So the Uncarded game was released on the Playstation Store yesterday for $5. It includes cards based off of Uncharted, Uncharted Golden Abyss, and Uncharted Eye of Indra. Expansions for Uncharted 2 and Uncharted 3 cards and extra opponents are $2.99 each. I wasn't interested at first, but after I saw the video it didn't look too bad, and for $5, I decided to pick up the basic game.

There's a help option which you can go through on how to play the game, but instead of going through it, play the first match up instead which walks you through how to play. When playing the first match it doesn't tell you about combos and stuff, but you'll probably get that while you play. Now the game is extremely simple. It's still fun, but in comparison to games like Magic, XenoCard, Yugioh, etc, it doesn't have a lot of strategic depth.

Your first phase is the ability to lay down a faction card. These are your attack cards. There's three factions. Hero, Villain, and Mercenary. Under each section you might have a specific amount of points. Think of the points as your mana pool for each faction. You gain one point each turn, and some cards add an additional point to certain factions either immediately or every turn. When placing a faction card, you place it on one of five battle locations. Once a card is placed it can't move to a different location. It's going to be at that location. You can replace one location with another faction card if you want, but I haven't found the value in doing that unless you have five locations already full. Just like other card games of this type. Every card but a specific few can't attack during that turn and has to wait until the next turn.
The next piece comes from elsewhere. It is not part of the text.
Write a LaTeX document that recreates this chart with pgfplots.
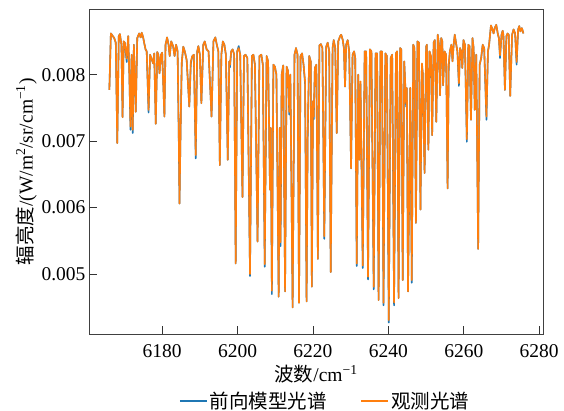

Your next phase is your fortune phase. You draw one of three random fortune cards. The fortune card will display a certain amount of fortune points. These points allow you to use resource cards which I'll explain next. You can either bank the fortune card for five points, or you can place it on a faction card in battle and there are a few ways you can get the fortune cards full value. Certain faction cards allow you to bank a fortune card for its full value at the beginning of your next turn, some allow you to bank your points upon being set on the table(say you have a different attack card there and it has a fortune card on it,) and then the final way is that if you have a fortune card on one of your faction characters, and you kill another faction character, you bank all of those points. If the enemy faction character has a fortune card connected to him and you kill him, you'll also bank his points as well.

The final phase before attacking and ending the turn is the resource phase which is how you use fortune points. You'll have a choice between six resource cards from your resource pile, and need to use one or discard one to get to the next phase. Resource cards do multiple things. Add extra hit points or attack to a faction card, restore hit points to a faction card, or damage the opponent directly as well as damaging certain faction cards. Some items give certain characters additional bonus' rather than the small bonus it might give one character. The resource cards can go from 0 fortune point cost all the way up to 50+. If you don't want to use a resource card, you can throw away a resource card to draw another from your deck next turn. If you use one, you'll also draw one from the deck so you'll always have six.

Overall it's an enjoyable card game, but the lack of depth means there won't be any intricately detailed decks like you'd find on many games of this type. At $5 it's worth the price though, and there's both online multiplayer and asynchronous online multiplayer for those who want to play against friends.